A miniature of 'East-meets-West' eclecticism
Fusion of influences
There's a penetrating soul in Chai's art that strikes a chord among viewers, but they cannot even start to describe what the emotional echoing is precisely, probably because her artistic language, sensibility and style are too culturally storied in depth and width to grasp.
Boiling Chai's artistic style down into a category or genre does little justice because it distills the artistic finesse of the East, primarily China and Japan, and the technical and aesthetic influences of the West that she had spent more than four decades trying to absorb and assimilate. If asked to name the most profound influences on her artistic lexicon, Chai would give credit to three legendary figures from China — Fu Baoshi, Zhang Daqian, Ren Bonian — and France's Claude Monet.

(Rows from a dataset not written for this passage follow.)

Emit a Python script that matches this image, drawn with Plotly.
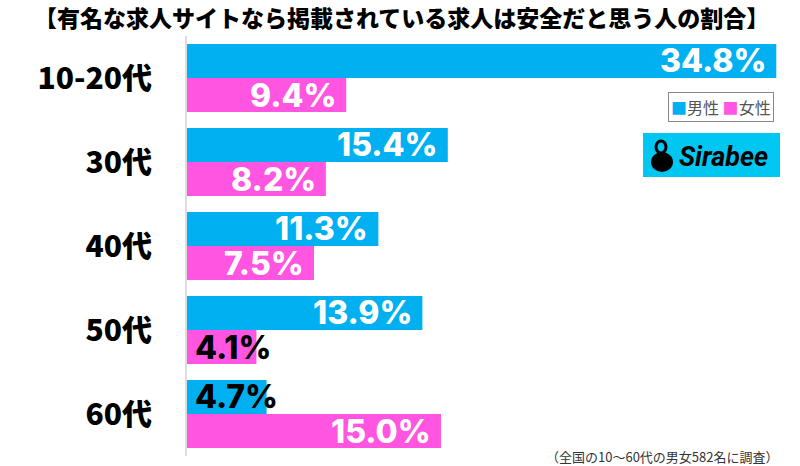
import plotly.graph_objects as go

categories = ["10-20代", "30代", "40代", "50代", "60代"]
male = [34.8, 15.4, 11.3, 13.9, 4.7]
female = [9.4, 8.2, 7.5, 4.1, 15.0]
series_names = ["男性", "女性"]
colors = ["#00b0f0", "#ff55e0"]

title = "【有名な求人サイトなら掲載されている求人は安全だと思う人の割合】"
footnote = "（全国の10～60代の男女582名に調査）"

L, T, W, H = 187, 36, 800, 466
PW, PH = W - L, 420
xmax = 36.2
bargap = 0.19
bw = (1 - bargap) / 2

fig = go.Figure()
for name, vals, col in zip(series_names, [male, female], colors):
    fig.add_trace(go.Bar(
        y=categories, x=vals, name=name, orientation="h",
        marker=dict(color=col, line=dict(width=0)),
        showlegend=False, hoverinfo="skip",
    ))

lab_font = dict(family="Inter, Roboto, sans-serif", size=32, weight=800)
for si, vals in enumerate([male, female]):
    for i, v in enumerate(vals):
        yc = i + (-bw / 2 if si == 0 else bw / 2)
        txt = f"{v:.1f}%"
        if v < 6:
            fig.add_annotation(x=0, y=yc, xref="x", yref="y", text=txt, showarrow=False,
                               xanchor="left", yanchor="middle", xshift=6,
                               font=dict(lab_font, color="black"))
        else:
            fig.add_annotation(x=v, y=yc, xref="x", yref="y", text=txt, showarrow=False,
                               xanchor="right", yanchor="middle", xshift=-8,
                               font=dict(lab_font, color="white"))

def px_x(p):
    return (p - L) / PW

def px_y(p):
    return (T + PH - p) / PH

# title
fig.add_annotation(x=px_x(401), y=px_y(17), xref="paper", yref="paper", text=title, showarrow=False,
                   xanchor="center", yanchor="middle",
                   font=dict(family="Noto Sans CJK JP", size=23, color="black", weight=900))

# legend (manual)
leg_txt = (f'<span style="color:{colors[0]}">■</span>{series_names[0]} '
           f'<span style="color:{colors[1]}">■</span>{series_names[1]}')
fig.add_annotation(x=px_x(668), y=px_y(92), xref="paper", yref="paper", text=leg_txt,
                   showarrow=False, xanchor="left", yanchor="top",
                   bordercolor="#888", borderwidth=1, borderpad=2, bgcolor="white",
                   font=dict(family="Noto Sans CJK JP", size=16, color="#555"))

# Sirabee logo
fig.add_shape(type="rect", xref="paper", yref="paper",
              x0=px_x(643), x1=px_x(780), y0=px_y(177), y1=px_y(133),
              fillcolor="#00c6f2", line=dict(width=0))
fig.add_shape(type="circle", xref="paper", yref="paper",
              x0=px_x(651), x1=px_x(673), y0=px_y(172), y1=px_y(152),
              fillcolor="black", line=dict(width=0))
fig.add_shape(type="circle", xref="paper", yref="paper",
              x0=px_x(656), x1=px_x(666), y0=px_y(153), y1=px_y(141),
              fillcolor="rgba(0,0,0,0)", line=dict(width=3, color="black"))
fig.add_annotation(x=px_x(677), y=px_y(157), xref="paper", yref="paper", text="<b><i>Sirabee</i></b>",
                   showarrow=False, xanchor="left", yanchor="middle",
                   font=dict(family="Roboto, sans-serif", size=27, color="black"))

# footnote
fig.add_annotation(x=px_x(781), y=px_y(456), xref="paper", yref="paper", text=footnote,
                   showarrow=False, xanchor="right", yanchor="middle",
                   font=dict(family="Noto Sans CJK JP", size=13, color="#333"))

fig.update_layout(
    width=W, height=H, barmode="group", bargap=bargap, bargroupgap=0,
    margin=dict(l=L, r=0, t=T, b=H - T - PH, pad=0),
    plot_bgcolor="white", paper_bgcolor="white",
    xaxis=dict(range=[0, xmax], showgrid=False, zeroline=False, showticklabels=False,
               showline=False, fixedrange=True),
    yaxis=dict(autorange="reversed", showgrid=False, zeroline=False, showline=True,
               linecolor="#dddddd", linewidth=2, ticks="", ticklabelstandoff=27,
               tickfont=dict(family="Noto Sans CJK JP", size=30, color="black", weight=900)),
)

fig.write_html("out.html")
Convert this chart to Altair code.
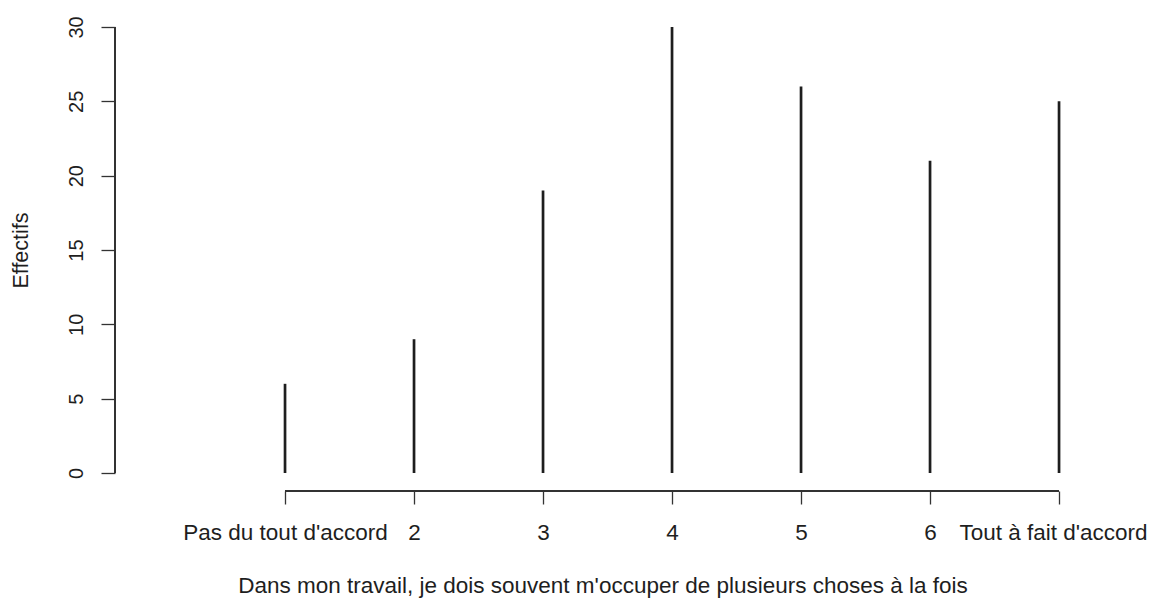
import altair as alt
import pandas as pd

positions = [1, 2, 3, 4, 5, 6, 7]
labels = ["Pas du tout d'accord", "2", "3", "4", "5", "6", "Tout à fait d'accord"]
counts = [6, 9, 19, 30, 26, 21, 25]
y_ticks = [0, 5, 10, 15, 20, 25, 30]

df = pd.DataFrame({"pos": positions, "n": counts, "lab": labels})

FONT = "Liberation Sans"
INK = "#1e1e1e"
W, H = 975, 482
xdom = [-0.318, 7.24]
ydom = [-1.21, 31.21]

label_expr = "{" + ",".join(f"'{p}': \"{l}\"" for p, l in zip(positions, labels)) + "}[datum.value]"

xscale = alt.Scale(domain=xdom, nice=False, zero=False)
yscale = alt.Scale(domain=ydom, nice=False, zero=False)

xaxis = alt.Axis(
    values=positions, labelExpr=label_expr, domain=False, grid=False,
    tickSize=13, tickColor="#333", tickWidth=1.3, labelPadding=17,
    labelFont=FONT, labelFontSize=22.5, labelColor=INK, labelAngle=0,
    labelAlign="center", labelBaseline="top", labelLimit=0,
    labelOffset={"condition": {"test": f"datum.value == {max(positions)}", "value": -6}, "value": 0},
    title="Dans mon travail, je dois souvent m'occuper de plusieurs choses à la fois",
    titleFont=FONT, titleFontSize=22.5, titleFontWeight="normal", titleColor=INK,
    titleX=W / 2, titleY=101, titleBaseline="alphabetic", titleAlign="center",
    titleLimit=0, labelOverlap=False, labelFlush=False,
)
yaxis = alt.Axis(
    values=y_ticks, domain=False, grid=False,
    tickSize=14, tickColor="#333", tickWidth=1.3, labelPadding=15,
    labelFont=FONT, labelFontSize=20, labelColor=INK, labelAngle=270,
    labelAlign="center", labelBaseline="bottom",
    title="Effectifs", titleFont=FONT, titleFontSize=21.5, titleFontWeight="normal",
    titleColor=INK, titleAngle=270, titleX=-83, titleY=241,
    titleAlign="center", titleBaseline="bottom",
    labelOverlap=False, labelFlush=False,
)

bars = alt.Chart(df).mark_rule(color=INK, strokeWidth=2.7).encode(
    x=alt.X("pos:Q", scale=xscale, axis=xaxis),
    y=alt.Y("n:Q", scale=yscale, axis=yaxis),
    y2=alt.datum(0),
)

xline = alt.Chart(df).mark_rule(color="#333", strokeWidth=1.5).encode(
    x=alt.datum(min(positions), scale=xscale),
    x2=alt.datum(max(positions)),
    y=alt.value(H),
)
yline = alt.Chart(df).mark_rule(color="#333", strokeWidth=1.5).encode(
    x=alt.value(0),
    y=alt.datum(min(y_ticks), scale=yscale),
    y2=alt.datum(max(y_ticks)),
)

chart = alt.layer(bars, xline, yline).properties(
    width=W, height=H,
    autosize=alt.AutoSizeParams(type="none"),
    padding={"left": 107, "top": 1, "right": 58, "bottom": 107},
).configure(background="white").configure_view(stroke=None, strokeWidth=0)

chart.save("out.html", embed_options={"renderer": "svg", "actions": False})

Spearheading the New Chinese Painting Movement dedicated to modernizing the traditional Chinese style, Fu Baoshi (1904-65) vouched for spontaneity, audacity and improvisation in landscape ink painting by splattering and throwing ink or paint onto the canvas. It is this "throw-it-against-the-wall-and-see-what-sticks" artistry and his dexterity with paintbrushes that made Chai sit up and take notice in her early art career.
"Instead of using ink-soaked brushes, Fu applied and slithered brushes with dry and tough tips against the paper to create a slightly granular and coarse texture, rendering the mountain ridges abrasive, stoic and grandiose," she says, adding she's astonished by such a novel execution of brushes in Chinese painting, which surprisingly imbued the natural landscape with a human-like temperament.